Chef of the Week: Chef Victor Borg, the Executive Chef at Grain Restaurant
This week’s chef of the week is one of Malta’s finest culinary masters. Introducing Chef Victor Borg, Executive Chef at Grain.
Grain is a new multi-concept establishment in the charming old town of Valletta, featuring Grain Street and Under Grain. The latter is Grain’s showpiece, without a doubt, as it is one of the very first restaurants in Malta to be awarded a MICHELIN star. Grain Street’s specialises in the concept of sharing while Under Grain offers a refined dining experience to all who visit.
Winning a MICHELIN star with Under Grain followed almost naturally for Victor, as his previous restaurant Mange Tout was awarded Malta’s best restaurant seven years in a row.
Chef’s Pencil has talked to Victor about his career and his work at Grain, as well as Maltese cuisine and advice for young chefs.
1. What inspired you to become a chef?
From the young age of 15, I knew that I wanted to become a chef. I pushed myself to become the very best that I can be. In the late 1980s, the Institute of Tourism (ITS) came out with a number of projects around Malta and I immediately applied. I have always dreamed big and my biggest dream was to have my own restaurant in a five-star hotel.

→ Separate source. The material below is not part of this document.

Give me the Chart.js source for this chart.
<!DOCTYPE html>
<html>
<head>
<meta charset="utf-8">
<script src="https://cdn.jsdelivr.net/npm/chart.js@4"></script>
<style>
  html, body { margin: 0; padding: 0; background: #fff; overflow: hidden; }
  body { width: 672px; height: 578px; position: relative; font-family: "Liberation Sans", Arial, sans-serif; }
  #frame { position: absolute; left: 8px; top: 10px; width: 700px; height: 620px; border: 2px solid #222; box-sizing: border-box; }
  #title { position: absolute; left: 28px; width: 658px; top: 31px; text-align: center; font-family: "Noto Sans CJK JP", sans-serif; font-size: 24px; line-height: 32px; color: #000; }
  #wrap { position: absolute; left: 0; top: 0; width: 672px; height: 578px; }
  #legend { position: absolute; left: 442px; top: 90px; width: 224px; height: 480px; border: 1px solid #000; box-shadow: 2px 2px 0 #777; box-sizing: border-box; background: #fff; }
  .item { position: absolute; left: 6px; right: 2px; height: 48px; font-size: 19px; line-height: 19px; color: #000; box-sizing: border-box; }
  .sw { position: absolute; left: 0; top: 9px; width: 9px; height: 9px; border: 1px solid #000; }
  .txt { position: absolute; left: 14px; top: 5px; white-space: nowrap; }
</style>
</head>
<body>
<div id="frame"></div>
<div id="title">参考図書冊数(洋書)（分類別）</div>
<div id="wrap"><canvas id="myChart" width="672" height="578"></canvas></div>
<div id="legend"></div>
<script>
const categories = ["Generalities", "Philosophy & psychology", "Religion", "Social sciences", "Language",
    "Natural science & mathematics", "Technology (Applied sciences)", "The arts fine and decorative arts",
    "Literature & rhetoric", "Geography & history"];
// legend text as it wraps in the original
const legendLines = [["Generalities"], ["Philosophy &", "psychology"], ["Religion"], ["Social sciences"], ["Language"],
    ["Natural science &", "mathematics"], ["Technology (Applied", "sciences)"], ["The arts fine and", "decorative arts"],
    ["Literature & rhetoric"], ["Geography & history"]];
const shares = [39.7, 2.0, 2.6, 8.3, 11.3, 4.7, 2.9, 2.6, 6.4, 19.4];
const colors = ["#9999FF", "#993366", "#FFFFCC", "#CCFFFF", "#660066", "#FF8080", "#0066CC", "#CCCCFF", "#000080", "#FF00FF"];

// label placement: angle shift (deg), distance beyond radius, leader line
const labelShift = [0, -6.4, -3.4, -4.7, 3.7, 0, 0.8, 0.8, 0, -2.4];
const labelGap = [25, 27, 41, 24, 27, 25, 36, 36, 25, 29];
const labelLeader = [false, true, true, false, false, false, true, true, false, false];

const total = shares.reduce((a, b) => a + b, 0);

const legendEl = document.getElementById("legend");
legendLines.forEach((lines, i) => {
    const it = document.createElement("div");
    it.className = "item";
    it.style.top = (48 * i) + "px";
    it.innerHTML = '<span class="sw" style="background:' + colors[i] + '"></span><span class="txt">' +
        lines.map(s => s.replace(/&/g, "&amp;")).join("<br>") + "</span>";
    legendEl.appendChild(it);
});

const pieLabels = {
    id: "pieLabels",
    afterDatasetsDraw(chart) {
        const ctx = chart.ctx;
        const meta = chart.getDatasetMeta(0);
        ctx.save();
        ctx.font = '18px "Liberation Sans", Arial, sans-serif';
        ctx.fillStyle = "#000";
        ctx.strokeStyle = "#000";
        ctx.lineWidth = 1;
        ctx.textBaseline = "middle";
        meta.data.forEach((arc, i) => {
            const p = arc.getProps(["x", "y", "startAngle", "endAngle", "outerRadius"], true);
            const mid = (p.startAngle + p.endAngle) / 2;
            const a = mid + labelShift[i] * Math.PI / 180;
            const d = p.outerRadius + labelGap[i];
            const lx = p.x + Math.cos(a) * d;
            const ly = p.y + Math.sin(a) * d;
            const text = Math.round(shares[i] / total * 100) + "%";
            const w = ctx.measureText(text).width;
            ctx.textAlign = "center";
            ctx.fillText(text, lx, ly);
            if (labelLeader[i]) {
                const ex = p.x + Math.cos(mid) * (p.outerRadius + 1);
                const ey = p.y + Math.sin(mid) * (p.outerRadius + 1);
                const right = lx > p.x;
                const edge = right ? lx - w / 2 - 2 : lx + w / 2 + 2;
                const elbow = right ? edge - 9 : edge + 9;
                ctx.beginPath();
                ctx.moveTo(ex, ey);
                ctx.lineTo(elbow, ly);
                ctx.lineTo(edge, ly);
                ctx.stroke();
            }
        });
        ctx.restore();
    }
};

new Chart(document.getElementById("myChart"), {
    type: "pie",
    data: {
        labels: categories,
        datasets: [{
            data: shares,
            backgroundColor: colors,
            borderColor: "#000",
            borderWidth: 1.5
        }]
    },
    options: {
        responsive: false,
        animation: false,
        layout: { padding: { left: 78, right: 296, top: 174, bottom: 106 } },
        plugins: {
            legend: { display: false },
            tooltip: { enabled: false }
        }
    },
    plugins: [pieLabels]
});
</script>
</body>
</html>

2. Where did you train to cook?
I started with a 2-year Diploma course in Food & Beverage at ITS. Apart from my studies, I learnt a lot from experience. I worked and trained in London with Gordon Ramsey, and also in other countries such as Switzerland, a two MICHELIN-star restaurant in Norway, a restaurant in Scotland, Luxembourg, Russia, and others. I was also the team captain in Malta’s National Team.
3. Tell us about your work at Grain? What is the concept and what was the inspiration for this season’s menu?
Grain is divided into two parts; Grain Street and Under Grain. Grain Street is what I like to call a restaurant without rules; a bistro that does not offer the traditional menu. At Grain Street, you can choose what you desire from the menu that follows the concept of sharing plates. There is also an extensive wine list that can all be ordered by the glass – a fairly new concept for Malta.
Our MICHELIN-star restaurant Under Grain goes by a completely different concept, that of refined dining. It is heavily focused on the experience. The menu is seasonal and we have recently introduced a tasting menu that can be paired with sophisticated wine.
4. What’s the most popular item on the menu?
This is a very difficult question! At Grain Street, we have ‘Black lasagne with calamari, squid ink, and nduja’, which is very popular. At Under Grain, one of my signature dishes ‘Baked white chocolate cheesecake, passion fruit, and marjoram sorbet’, is extremely popular. I have been doing the latter for 20 years and I’m always improving the recipe.
5. Where do you get your inspiration?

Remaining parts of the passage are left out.